--- start of Collected material ---

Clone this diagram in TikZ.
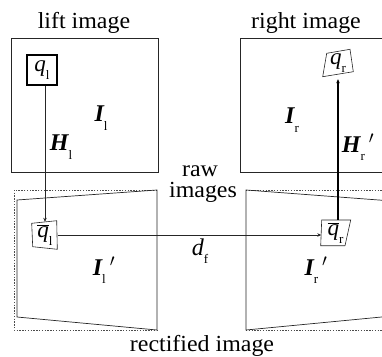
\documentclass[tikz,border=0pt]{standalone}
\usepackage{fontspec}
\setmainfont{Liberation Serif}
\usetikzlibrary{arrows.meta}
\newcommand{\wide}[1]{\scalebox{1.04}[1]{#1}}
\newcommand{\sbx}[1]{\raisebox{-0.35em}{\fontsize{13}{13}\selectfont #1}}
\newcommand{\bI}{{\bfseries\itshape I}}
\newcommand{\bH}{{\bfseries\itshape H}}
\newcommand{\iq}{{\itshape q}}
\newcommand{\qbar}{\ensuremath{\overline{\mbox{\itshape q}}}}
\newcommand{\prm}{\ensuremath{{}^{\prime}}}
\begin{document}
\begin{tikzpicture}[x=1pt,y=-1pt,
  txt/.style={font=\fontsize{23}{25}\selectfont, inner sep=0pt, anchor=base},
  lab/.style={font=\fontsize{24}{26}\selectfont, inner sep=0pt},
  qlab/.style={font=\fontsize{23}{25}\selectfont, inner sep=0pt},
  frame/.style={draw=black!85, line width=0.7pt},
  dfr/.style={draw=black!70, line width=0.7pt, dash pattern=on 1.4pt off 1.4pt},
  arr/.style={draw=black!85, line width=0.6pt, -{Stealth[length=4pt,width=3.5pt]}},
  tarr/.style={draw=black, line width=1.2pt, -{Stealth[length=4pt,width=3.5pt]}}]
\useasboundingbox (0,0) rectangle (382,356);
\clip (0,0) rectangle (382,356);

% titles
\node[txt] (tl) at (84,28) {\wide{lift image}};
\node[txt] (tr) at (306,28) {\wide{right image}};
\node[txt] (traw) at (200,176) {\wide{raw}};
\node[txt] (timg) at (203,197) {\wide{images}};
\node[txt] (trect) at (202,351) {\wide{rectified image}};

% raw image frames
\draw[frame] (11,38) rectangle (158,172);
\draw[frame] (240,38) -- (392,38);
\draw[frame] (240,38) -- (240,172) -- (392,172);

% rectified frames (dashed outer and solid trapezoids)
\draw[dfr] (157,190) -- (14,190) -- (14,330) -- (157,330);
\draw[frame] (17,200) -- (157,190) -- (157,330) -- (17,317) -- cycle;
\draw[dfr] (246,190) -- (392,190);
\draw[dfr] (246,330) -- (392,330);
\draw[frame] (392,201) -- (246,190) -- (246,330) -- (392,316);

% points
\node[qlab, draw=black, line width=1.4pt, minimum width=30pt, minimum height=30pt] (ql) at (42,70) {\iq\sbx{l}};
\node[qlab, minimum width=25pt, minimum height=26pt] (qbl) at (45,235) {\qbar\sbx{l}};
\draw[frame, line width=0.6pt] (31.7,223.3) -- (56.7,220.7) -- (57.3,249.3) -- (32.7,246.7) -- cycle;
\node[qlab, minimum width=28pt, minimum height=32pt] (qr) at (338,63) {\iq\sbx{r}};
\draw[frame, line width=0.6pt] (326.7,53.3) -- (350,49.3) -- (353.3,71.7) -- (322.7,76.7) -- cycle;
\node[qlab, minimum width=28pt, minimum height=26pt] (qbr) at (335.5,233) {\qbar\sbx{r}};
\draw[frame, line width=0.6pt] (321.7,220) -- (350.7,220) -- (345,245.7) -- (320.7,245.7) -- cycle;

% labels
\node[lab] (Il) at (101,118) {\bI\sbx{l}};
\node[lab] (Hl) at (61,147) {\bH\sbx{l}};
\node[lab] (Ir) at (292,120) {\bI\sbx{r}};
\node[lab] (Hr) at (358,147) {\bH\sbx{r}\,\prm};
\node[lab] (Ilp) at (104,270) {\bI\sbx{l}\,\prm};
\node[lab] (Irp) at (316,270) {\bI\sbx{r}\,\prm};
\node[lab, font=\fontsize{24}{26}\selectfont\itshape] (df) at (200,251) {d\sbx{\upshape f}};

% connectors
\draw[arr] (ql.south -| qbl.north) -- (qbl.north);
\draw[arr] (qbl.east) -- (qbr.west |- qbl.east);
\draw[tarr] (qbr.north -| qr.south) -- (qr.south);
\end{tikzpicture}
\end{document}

--- end of Collected material ---

> **Problem**: Leave out any pictures, please, and quote only the lines from the top of the data through the line that contains "(246,330) -- (392,316);".

> **Response to the exercise**:
Clone this diagram in TikZ.
\documentclass[tikz,border=0pt]{standalone}
\usepackage{fontspec}
\setmainfont{Liberation Serif}
\usetikzlibrary{arrows.meta}
\newcommand{\wide}[1]{\scalebox{1.04}[1]{#1}}
\newcommand{\sbx}[1]{\raisebox{-0.35em}{\fontsize{13}{13}\selectfont #1}}
\newcommand{\bI}{{\bfseries\itshape I}}
\newcommand{\bH}{{\bfseries\itshape H}}
\newcommand{\iq}{{\itshape q}}
\newcommand{\qbar}{\ensuremath{\overline{\mbox{\itshape q}}}}
\newcommand{\prm}{\ensuremath{{}^{\prime}}}
\begin{document}
\begin{tikzpicture}[x=1pt,y=-1pt,
  txt/.style={font=\fontsize{23}{25}\selectfont, inner sep=0pt, anchor=base},
  lab/.style={font=\fontsize{24}{26}\selectfont, inner sep=0pt},
  qlab/.style={font=\fontsize{23}{25}\selectfont, inner sep=0pt},
  frame/.style={draw=black!85, line width=0.7pt},
  dfr/.style={draw=black!70, line width=0.7pt, dash pattern=on 1.4pt off 1.4pt},
  arr/.style={draw=black!85, line width=0.6pt, -{Stealth[length=4pt,width=3.5pt]}},
  tarr/.style={draw=black, line width=1.2pt, -{Stealth[length=4pt,width=3.5pt]}}]
\useasboundingbox (0,0) rectangle (382,356);
\clip (0,0) rectangle (382,356);

% titles
\node[txt] (tl) at (84,28) {\wide{lift image}};
\node[txt] (tr) at (306,28) {\wide{right image}};
\node[txt] (traw) at (200,176) {\wide{raw}};
\node[txt] (timg) at (203,197) {\wide{images}};
\node[txt] (trect) at (202,351) {\wide{rectified image}};

% raw image frames
\draw[frame] (11,38) rectangle (158,172);
\draw[frame] (240,38) -- (392,38);
\draw[frame] (240,38) -- (240,172) -- (392,172);

% rectified frames (dashed outer and solid trapezoids)
\draw[dfr] (157,190) -- (14,190) -- (14,330) -- (157,330);
\draw[frame] (17,200) -- (157,190) -- (157,330) -- (17,317) -- cycle;
\draw[dfr] (246,190) -- (392,190);
\draw[dfr] (246,330) -- (392,330);
\draw[frame] (392,201) -- (246,190) -- (246,330) -- (392,316);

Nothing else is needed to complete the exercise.